- Madeleine Pearce
Federal Reserve Prepares for Interest Rate Hike
As supply chain stability continues to waver through the pandemic, the Federal Reserve (Fed) intends to raise interest rates next month to control consumer prices. By controlling consumer prices, the Fed limits money available to spend by increasing prices of loans and allows the supply chain time to recover.
The Federal Reserve functions as the central bank of the United States and aims to stabilize the economy by promoting full employment and reasonable consumer prices. The Fed has influenced interest rates and managed financial risks since its establishment in 1913, but March would mark the second time it would raise interest rates from near zero to combat consumer prices.
Raising interest rates could affect consumer spending since borrowing money will cost more, making consumers less likely to make large purchases on cars and homes. Fewer large purchases could allow the supply chain to correct itself and grow again, especially given current high prices due to shortages.
"I would say that the committee is of a mind to raise the federal funds rate at the March meeting, assuming that the conditions are appropriate for doing so," said Jerome H. Powell, Chair of the Federal Reserve at the Fed meeting last month.

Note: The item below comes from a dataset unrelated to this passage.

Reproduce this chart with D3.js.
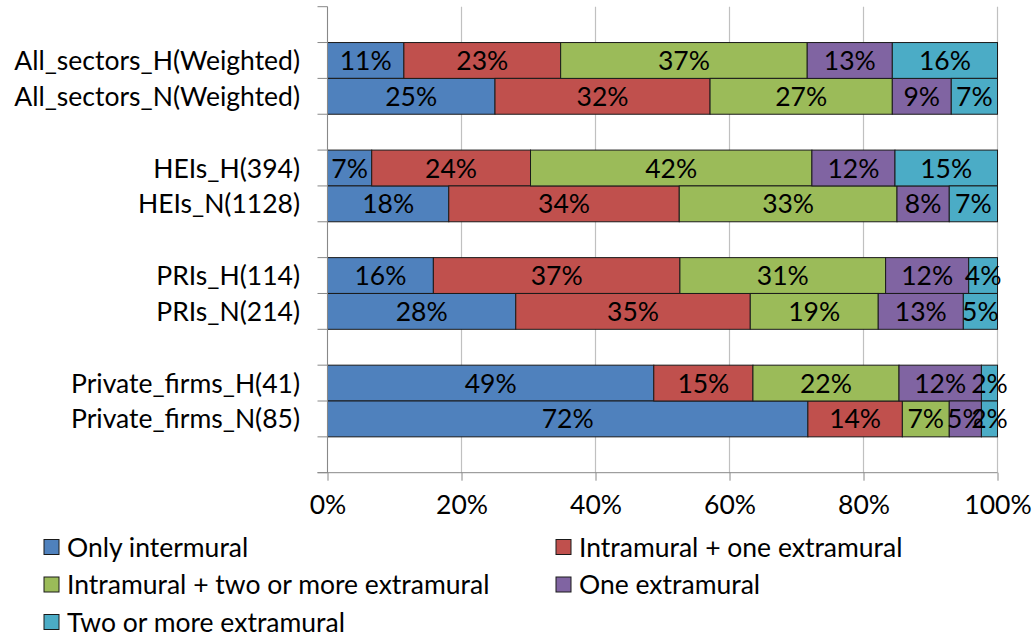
<!DOCTYPE html>
<html><head><meta charset="utf-8">
<script src="https://cdn.jsdelivr.net/npm/d3@7"></script>
<style>body{margin:0;background:#fff;} svg{display:block;} text{font-family:Lato, "Open Sans", sans-serif;}</style>
</head><body>
<svg id="c" width="1032" height="638"></svg>
<script>
const categories = ["", "All_sectors_H(Weighted)", "All_sectors_N(Weighted)", " 1", "HEIs_H(394)", "HEIs_N(1128)", " 2", "PRIs_H(114)", "PRIs_N(214)", " 3", "Private_firms_H(41)", "Private_firms_N(85)", " 4"];
const seriesNames = ["Only intermural", "Intramural + one extramural", "Intramural + two or more extramural", "One extramural", "Two or more extramural"];
const colors = ["#4F81BD", "#C0504D", "#9BBB59", "#8064A2", "#4BACC6"];
const onlyIntermural = [null, 11.4, 25.0, null, 6.6, 18.1, null, 15.8, 28.1, null, 48.7, 71.7, null];
const intraOne       = [null, 23.4, 32.1, null, 23.7, 34.4, null, 36.8, 35.0, null, 14.8, 14.1, null];
const intraTwo       = [null, 36.8, 27.2, null, 42.0, 32.5, null, 30.7, 19.1, null, 21.8, 7.0, null];
const oneExtra       = [null, 12.7, 8.8, null, 12.4, 7.8, null, 12.4, 12.7, null, 12.3, 4.8, null];
const twoExtra       = [null, 15.7, 6.9, null, 15.3, 7.2, null, 4.3, 5.1, null, 2.4, 2.4, null];
const xTicks = [0, 20, 40, 60, 80, 100];

const FS = 26.5;
const seriesValues = [onlyIntermural, intraOne, intraTwo, oneExtra, twoExtra];
const svg = d3.select("#c");
const x = d3.scaleLinear().domain([0, 100]).range([327.5, 997.5]);
const y = d3.scaleBand().domain(categories).range([6.7, 472.7]).padding(0);

// gridlines
svg.append("g").selectAll("line").data(xTicks).join("line")
  .attr("x1", d => x(d)).attr("x2", d => x(d)).attr("y1", 6.7).attr("y2", 472.7)
  .attr("stroke", "#c0c0c0").attr("stroke-width", 1.2);

const rows = categories.map((c, i) => {
  const o = {cat: c};
  seriesNames.forEach((s, j) => o[s] = seriesValues[j][i] || 0);
  return o;
});
const stack = d3.stack().keys(seriesNames)(rows);

const barG = svg.append("g");
stack.forEach((layer, j) => {
  const g = barG.append("g");
  layer.forEach((d, i) => {
    const v = seriesValues[j][i];
    if (v == null) return;
    g.append("rect")
      .attr("x", x(d[0])).attr("width", x(d[1]) - x(d[0]))
      .attr("y", y(categories[i])).attr("height", y.bandwidth())
      .attr("fill", colors[j]).attr("stroke", "#1a1a1a").attr("stroke-width", 1);
  });
});
stack.forEach((layer, j) => {
  layer.forEach((d, i) => {
    const v = seriesValues[j][i];
    if (v == null) return;
    barG.append("text")
      .attr("x", (x(d[0]) + x(d[1])) / 2)
      .attr("y", y(categories[i]) + y.bandwidth() / 2)
      .attr("dy", "0.36em").attr("text-anchor", "middle")
      .attr("font-size", FS).attr("fill", "#000")
      .text(Math.round(v) + "%");
  });
});

// left axis
const yg = svg.append("g").attr("transform", `translate(${x(0)},0)`);
yg.append("line").attr("x1", 0).attr("x2", 0).attr("y1", 6.7).attr("y2", 472.7).attr("stroke", "#888");
const bounds = categories.map(c => y(c)).concat([472.7]);
yg.selectAll("line.tk").data(bounds).join("line").attr("class", "tk")
  .attr("x1", -10).attr("x2", 0).attr("y1", d => d).attr("y2", d => d).attr("stroke", "#888");
const ylab = svg.append("g").attr("transform", `translate(300,0)`);
ylab.selectAll("text").data(categories.filter(c => !/^( \d)?$/.test(c))).join("text")
  .attr("x", 0).attr("y", d => y(d) + y.bandwidth() / 2).attr("dy", "0.36em")
  .attr("text-anchor", "end").attr("font-size", FS).attr("fill", "#000").text(d => d);

// bottom axis
const xAxis = d3.axisBottom(x).tickValues(xTicks).tickFormat(d => d + "%").tickSize(8).tickPadding(14);
const xg = svg.append("g").attr("transform", "translate(0,472.7)").call(xAxis);
xg.select(".domain").attr("stroke", "#888").attr("d", `M${x(0)-10},0H${x(100)}`);
xg.selectAll(".tick line").attr("stroke", "#888");
xg.selectAll(".tick text").attr("font-size", FS).attr("fill", "#000").attr("font-family", "Lato, sans-serif");

// legend
const legPos = [[44, 547], [556, 547], [44, 584.5], [556, 584.5], [44, 622]];
const lg = svg.append("g");
seriesNames.forEach((s, j) => {
  const [lx, ly] = legPos[j];
  lg.append("rect").attr("x", lx).attr("y", ly - 7.5).attr("width", 15).attr("height", 15)
    .attr("fill", colors[j]).attr("stroke", "#1a1a1a").attr("stroke-width", 1);
  lg.append("text").attr("x", lx + 23).attr("y", ly).attr("dy", "0.36em")
    .attr("font-size", FS).attr("fill", "#000").text(s);
});
</script>
</body></html>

During the pandemic, the supply chain suffered as workers stayed home to prevent the spread of COVID-19. The shortage of goods available paired with limited international trade limited where consumers could spend their money. As a result, businesses with products still available to consumers began facing increasing demands, and prices for goods continued to increase. For example, in 2020, the price of hand sanitizer increased 53%, while other supply chain items, including metals for manufacturing, continue to face growing shipping costs.
The unemployment rate has declined in recent months as people return to work. The current unemployment rate hovers at 3.9%, a significant decline from 14.7% in April 2020.

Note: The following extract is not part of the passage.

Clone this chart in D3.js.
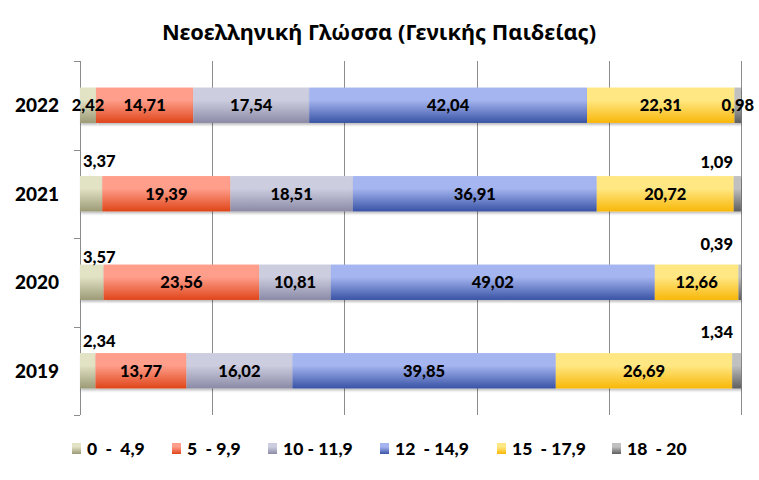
<!DOCTYPE html>
<html>
<head>
<meta charset="utf-8">
<script src="https://cdn.jsdelivr.net/npm/d3@7"></script>
<style>
  body { margin: 0; background: #fff; }
  text { font-family: Lato, "Noto Sans", sans-serif; font-weight: 900; fill: #000; }
</style>
</head>
<body>
<div id="chart"></div>
<script>
const years = ['2022', '2021', '2020', '2019'];
const groups = ['0  -  4,9', '5  - 9,9', '10 - 11,9', '12  - 14,9', '15  - 17,9', '18  - 20'];
const v0_49 = [2.42, 3.37, 3.57, 2.34];
const v5_99 = [14.71, 19.39, 23.56, 13.77];
const v10_119 = [17.54, 18.51, 10.81, 16.02];
const v12_149 = [42.04, 36.91, 49.02, 39.85];
const v15_179 = [22.31, 20.72, 12.66, 26.69];
const v18_20 = [0.98, 1.09, 0.39, 1.34];
const xTicks = [0, 20, 40, 60, 80, 100];

const series = [v0_49, v5_99, v10_119, v12_149, v15_179, v18_20];
const gradStops = [
    ['#e2e2c4', '#9c9a76'],
    ['#ff9e8b', '#df4519'],
    ['#cdcde0', '#8a8aa6'],
    ['#a5b5f0', '#3953a5'],
    ['#ffe884', '#f8b708'],
    ['#c0c0c0', '#5e5e5e']
];

const W = 759, H = 480;
const margin = { top: 61, right: 18, bottom: 65, left: 80 };
const width = W - margin.left - margin.right,
      height = H - margin.top - margin.bottom;

const svg = d3.select('#chart').append('svg')
    .attr('width', W)
    .attr('height', H);

const defs = svg.append('defs');
gradStops.forEach(function (c, i) {
    let g = defs.append('linearGradient')
        .attr('id', 'grad' + i)
        .attr('x1', 0).attr('y1', 0).attr('x2', 0).attr('y2', 1);
    g.append('stop').attr('offset', '0%').attr('stop-color', c[0]);
    g.append('stop').attr('offset', '35%').attr('stop-color', c[0]);
    g.append('stop').attr('offset', '100%').attr('stop-color', c[1]);
});
let shadow = defs.append('filter').attr('id', 'shadow')
    .attr('x', '-5%').attr('y', '-20%').attr('width', '110%').attr('height', '160%');
shadow.append('feDropShadow')
    .attr('dx', 1).attr('dy', 2).attr('stdDeviation', 1.2)
    .attr('flood-color', '#000').attr('flood-opacity', 0.25);

// title
svg.append('text')
    .attr('x', 379).attr('y', 40)
    .attr('text-anchor', 'middle')
    .style('font-family', '"Noto Sans", "Open Sans", sans-serif')
    .style('font-weight', 'bold')
    .style('font-size', '21.8px')
    .text('Νεοελληνική Γλώσσα (Γενικής Παιδείας)');

const g = svg.append('g')
    .attr('transform', 'translate(' + margin.left + ',' + margin.top + ')');

const x = d3.scaleLinear().domain([0, 100]).range([0, width]);
const y = d3.scaleBand().domain(years).range([0, height]).padding(0);
const barH = y.bandwidth() * 0.4;

// vertical gridlines
g.selectAll('.grid')
    .data(xTicks)
    .enter().append('line')
    .attr('class', 'grid')
    .attr('x1', d => Math.round(x(d)) + 0.5)
    .attr('x2', d => Math.round(x(d)) + 0.5)
    .attr('y1', 0)
    .attr('y2', height)
    .attr('stroke', '#8c8c8c')
    .attr('stroke-width', 1);

// left axis ticks at band boundaries
const bounds = years.map(d => y(d)).concat([height]);
g.selectAll('.ytick')
    .data(bounds)
    .enter().append('line')
    .attr('x1', -6).attr('x2', 0)
    .attr('y1', d => Math.round(d) + 0.5)
    .attr('y2', d => Math.round(d) + 0.5)
    .attr('stroke', '#8c8c8c');

// year labels
g.selectAll('.ylab')
    .data(years)
    .enter().append('text')
    .attr('x', -21)
    .attr('y', d => y(d) + y.bandwidth() / 2)
    .attr('dy', '0.36em')
    .attr('text-anchor', 'end')
    .style('font-size', '19px')
    .text(d => d);

// stacked bars
const rows = years.map(function (yr, i) {
    let o = { year: yr };
    groups.forEach(function (k, j) { o[k] = series[j][i]; });
    return o;
});
const stack = d3.stack().keys(groups)(rows);

const layers = g.selectAll('.layer')
    .data(stack)
    .enter().append('g')
    .attr('class', 'layer')
    .attr('fill', (d, i) => 'url(#grad' + i + ')');

layers.selectAll('rect')
    .data(d => d)
    .enter().append('rect')
    .attr('x', d => x(d[0]))
    .attr('width', d => x(d[1]) - x(d[0]))
    .attr('y', d => y(d.data.year) + (y.bandwidth() - barH) / 2)
    .attr('height', barH)
    .attr('filter', 'url(#shadow)');

// data labels
const fmt = v => v.toFixed(2).replace('.', ',');
stack.forEach(function (layer, j) {
    layer.forEach(function (d, i) {
        let val = d[1] - d[0];
        let cy = y(d.data.year) + y.bandwidth() / 2;
        let top = y(d.data.year) + (y.bandwidth() - barH) / 2;
        let t = g.append('text').style('font-size', '16.5px').text(fmt(val));
        if (i === 0 || (j > 0 && j < groups.length - 1)) {
            // inside the bar, centred on the segment
            t.attr('x', x((d[0] + d[1]) / 2)).attr('y', cy).attr('dy', '0.36em')
             .attr('text-anchor', 'middle');
        } else if (j === 0) {
            // small first segment: label sits above the bar, left edge
            let lift = [0, 9, 2, 6][i];
            t.attr('x', x(d[0]) + 3).attr('y', top - lift).attr('text-anchor', 'start');
        } else {
            // small last segment: label above the bar, right aligned
            let lift = [0, 8, 15, 15][i];
            t.attr('x', width - 8).attr('y', top - lift).attr('text-anchor', 'end');
        }
    });
});

// legend
const legendX = [72, 172, 268, 380, 497, 612];
const legend = svg.append('g');
groups.forEach(function (k, i) {
    legend.append('rect')
        .attr('x', legendX[i]).attr('y', 443)
        .attr('width', 9).attr('height', 11)
        .attr('fill', 'url(#grad' + i + ')');
    legend.append('text')
        .attr('x', legendX[i] + 15).attr('y', 449)
        .attr('dy', '0.36em')
        .style('font-size', '17.5px')
        .style('white-space', 'pre')
        .attr('xml:space', 'preserve')
        .text(k);
});
</script>
</body>
</html>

"Progress on vaccinations and an easing of supply constraints are expected to support continued gains in economic activity and employment as well as a reduction in inflation," said the Fed in a statement last month.

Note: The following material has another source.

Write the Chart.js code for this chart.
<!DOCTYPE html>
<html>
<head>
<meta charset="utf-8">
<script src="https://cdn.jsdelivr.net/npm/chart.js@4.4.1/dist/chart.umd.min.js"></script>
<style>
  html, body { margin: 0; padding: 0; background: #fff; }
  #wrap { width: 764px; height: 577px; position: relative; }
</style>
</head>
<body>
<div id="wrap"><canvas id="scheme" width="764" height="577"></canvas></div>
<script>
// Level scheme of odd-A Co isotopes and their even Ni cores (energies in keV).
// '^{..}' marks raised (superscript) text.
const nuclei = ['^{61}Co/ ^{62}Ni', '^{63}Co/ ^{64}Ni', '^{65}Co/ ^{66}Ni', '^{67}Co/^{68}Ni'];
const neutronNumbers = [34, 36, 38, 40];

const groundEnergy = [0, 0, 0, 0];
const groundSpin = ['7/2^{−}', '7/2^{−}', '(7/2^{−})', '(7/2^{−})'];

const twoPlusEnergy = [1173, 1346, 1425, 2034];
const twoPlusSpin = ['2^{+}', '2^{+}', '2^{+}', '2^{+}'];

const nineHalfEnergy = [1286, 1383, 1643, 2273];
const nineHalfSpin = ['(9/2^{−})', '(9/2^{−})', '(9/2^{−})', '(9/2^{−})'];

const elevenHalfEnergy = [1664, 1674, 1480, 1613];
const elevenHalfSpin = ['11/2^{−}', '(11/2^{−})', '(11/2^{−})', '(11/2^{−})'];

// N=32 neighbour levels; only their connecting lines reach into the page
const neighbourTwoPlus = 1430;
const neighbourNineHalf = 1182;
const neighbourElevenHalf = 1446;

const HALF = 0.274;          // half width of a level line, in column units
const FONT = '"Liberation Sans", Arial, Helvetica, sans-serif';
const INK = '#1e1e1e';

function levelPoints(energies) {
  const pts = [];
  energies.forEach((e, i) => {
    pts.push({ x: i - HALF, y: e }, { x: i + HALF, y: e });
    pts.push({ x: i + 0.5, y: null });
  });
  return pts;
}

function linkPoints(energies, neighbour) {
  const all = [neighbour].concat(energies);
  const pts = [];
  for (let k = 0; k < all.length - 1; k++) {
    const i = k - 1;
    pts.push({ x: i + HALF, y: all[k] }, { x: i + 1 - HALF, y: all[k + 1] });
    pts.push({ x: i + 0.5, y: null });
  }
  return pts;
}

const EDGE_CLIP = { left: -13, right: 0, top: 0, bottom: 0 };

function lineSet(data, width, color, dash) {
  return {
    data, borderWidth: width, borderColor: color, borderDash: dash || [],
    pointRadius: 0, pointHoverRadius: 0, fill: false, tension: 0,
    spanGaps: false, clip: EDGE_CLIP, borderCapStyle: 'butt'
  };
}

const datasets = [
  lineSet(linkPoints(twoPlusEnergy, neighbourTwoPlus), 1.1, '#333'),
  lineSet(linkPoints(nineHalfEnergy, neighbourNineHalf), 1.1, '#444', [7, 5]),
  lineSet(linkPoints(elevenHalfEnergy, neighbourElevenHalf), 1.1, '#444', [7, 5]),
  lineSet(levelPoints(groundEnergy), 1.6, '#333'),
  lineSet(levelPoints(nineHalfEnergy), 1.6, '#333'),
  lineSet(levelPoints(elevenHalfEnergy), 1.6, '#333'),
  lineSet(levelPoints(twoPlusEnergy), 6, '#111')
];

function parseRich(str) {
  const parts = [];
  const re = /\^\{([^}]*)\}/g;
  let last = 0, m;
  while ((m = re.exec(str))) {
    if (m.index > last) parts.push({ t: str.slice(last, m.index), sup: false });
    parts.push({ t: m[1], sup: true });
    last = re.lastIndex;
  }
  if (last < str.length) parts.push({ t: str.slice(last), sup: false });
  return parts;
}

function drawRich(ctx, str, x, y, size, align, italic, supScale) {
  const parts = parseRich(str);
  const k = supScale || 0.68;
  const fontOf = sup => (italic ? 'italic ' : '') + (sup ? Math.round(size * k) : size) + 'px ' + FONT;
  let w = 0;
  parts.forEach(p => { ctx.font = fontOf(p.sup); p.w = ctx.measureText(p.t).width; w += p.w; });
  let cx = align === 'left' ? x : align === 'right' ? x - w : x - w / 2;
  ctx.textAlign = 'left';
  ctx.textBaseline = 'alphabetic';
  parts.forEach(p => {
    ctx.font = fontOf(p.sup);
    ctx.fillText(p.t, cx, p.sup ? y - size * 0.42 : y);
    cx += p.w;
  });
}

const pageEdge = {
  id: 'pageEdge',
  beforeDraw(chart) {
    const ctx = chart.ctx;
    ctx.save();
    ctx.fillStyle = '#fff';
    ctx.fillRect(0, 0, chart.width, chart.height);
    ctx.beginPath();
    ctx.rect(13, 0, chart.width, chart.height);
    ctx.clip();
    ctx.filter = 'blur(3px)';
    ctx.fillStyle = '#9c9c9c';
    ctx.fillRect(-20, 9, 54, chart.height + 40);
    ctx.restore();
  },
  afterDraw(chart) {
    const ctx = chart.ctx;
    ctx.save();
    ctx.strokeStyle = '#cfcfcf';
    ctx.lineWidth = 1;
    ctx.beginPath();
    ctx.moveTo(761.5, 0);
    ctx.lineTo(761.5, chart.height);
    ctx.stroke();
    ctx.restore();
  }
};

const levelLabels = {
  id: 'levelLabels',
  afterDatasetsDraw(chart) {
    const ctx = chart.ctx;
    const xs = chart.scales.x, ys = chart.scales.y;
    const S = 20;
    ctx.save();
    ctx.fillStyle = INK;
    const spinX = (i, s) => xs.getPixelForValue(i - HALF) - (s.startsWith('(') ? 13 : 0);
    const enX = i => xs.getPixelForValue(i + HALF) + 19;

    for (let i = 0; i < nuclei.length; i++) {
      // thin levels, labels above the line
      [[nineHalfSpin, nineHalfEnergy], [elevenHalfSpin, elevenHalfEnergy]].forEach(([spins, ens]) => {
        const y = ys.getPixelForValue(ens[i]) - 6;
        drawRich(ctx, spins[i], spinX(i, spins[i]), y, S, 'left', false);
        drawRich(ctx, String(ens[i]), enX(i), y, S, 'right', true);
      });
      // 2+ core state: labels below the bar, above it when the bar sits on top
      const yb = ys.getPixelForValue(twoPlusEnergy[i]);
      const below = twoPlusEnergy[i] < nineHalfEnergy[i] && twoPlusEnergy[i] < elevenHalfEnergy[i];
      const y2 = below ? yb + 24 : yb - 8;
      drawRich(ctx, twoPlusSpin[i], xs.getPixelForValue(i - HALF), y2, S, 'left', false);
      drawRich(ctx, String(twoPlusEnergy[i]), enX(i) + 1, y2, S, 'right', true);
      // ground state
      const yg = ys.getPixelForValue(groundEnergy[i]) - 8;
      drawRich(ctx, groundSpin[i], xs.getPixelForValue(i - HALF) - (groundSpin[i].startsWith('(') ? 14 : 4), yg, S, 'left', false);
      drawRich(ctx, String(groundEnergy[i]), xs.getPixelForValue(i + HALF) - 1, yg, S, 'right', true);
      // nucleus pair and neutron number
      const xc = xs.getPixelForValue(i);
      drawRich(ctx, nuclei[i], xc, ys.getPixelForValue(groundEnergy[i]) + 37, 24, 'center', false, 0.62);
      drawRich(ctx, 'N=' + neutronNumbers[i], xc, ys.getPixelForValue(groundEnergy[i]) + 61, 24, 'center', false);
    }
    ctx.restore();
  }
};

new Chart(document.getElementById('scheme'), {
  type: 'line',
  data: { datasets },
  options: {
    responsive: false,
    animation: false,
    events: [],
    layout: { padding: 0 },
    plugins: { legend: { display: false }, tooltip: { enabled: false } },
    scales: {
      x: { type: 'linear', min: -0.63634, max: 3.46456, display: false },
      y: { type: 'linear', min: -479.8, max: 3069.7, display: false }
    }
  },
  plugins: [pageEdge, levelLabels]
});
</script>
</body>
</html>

While interest rate adjustments seek to affect consumer prices, Dana Peterson, chief economist at the nonpartisan think-tank Conference Board, said people should not expect higher interest rates to reduce consumer prices immediately.
Instead, Peterson said the interest rate increase is "constructive towards addressing these inflationary pressures" as inflation currently rests at a 40-year record high. While the increase in rates will contribute to fixing consumer prices, they may not return to pre-pandemic levels until importing speeds return to normal. Since interest rates only apply to American banks, they do not affect importation costs.
As the Fed signals the first interest rate hike of the year, it risks affecting a stock market already hit by the pandemic and tensions between Russia and Ukraine as Russia shows signs of a potential invasion with the possible intention of annexing Ukraine.
"What they will have to do is say we will respond as conditions warrant," said Diane Swonk, chief economist at Grant Thornton. "We have inflation to deal with, and even with what we're seeing, financial conditions are too loose. That's the only message they can give at this time."
Narayana Kocherlakota, a former regional Fed bank president, pointed out the Fed's difficulties prioritizing lower consumer prices without crashing the economy under current pandemic pressures.
"This Fed is just in a completely different position now," said Narayana. "They're going to be more proactive… This is a very difficult moment."
The uncertainty behind the extent and number of interest rate adjustments the Fed will implement this year has left stockholders attempting to make predictions to increase earnings.
"Until the market and the Fed stop leapfrogging each other in terms of interest rate expectations, the market will stay volatile," said Jim Reid, a Deutsche Bank research strategist, in an email to clients. "With such an extreme month, today's month-end might see some position squaring, so maybe there'll be another late swing/surge/slump in the last 90 minutes."
As the stock market shifts and the Fed prepares to implement the first interest rate hike of 2022, financial services companies continue to adjust their predictions for the remainder of the year.
This year, Goldman Sachs currently expects five interest rate hikes, while Bank of America anticipates seven.
Hikes will occur based on shifts in inflation.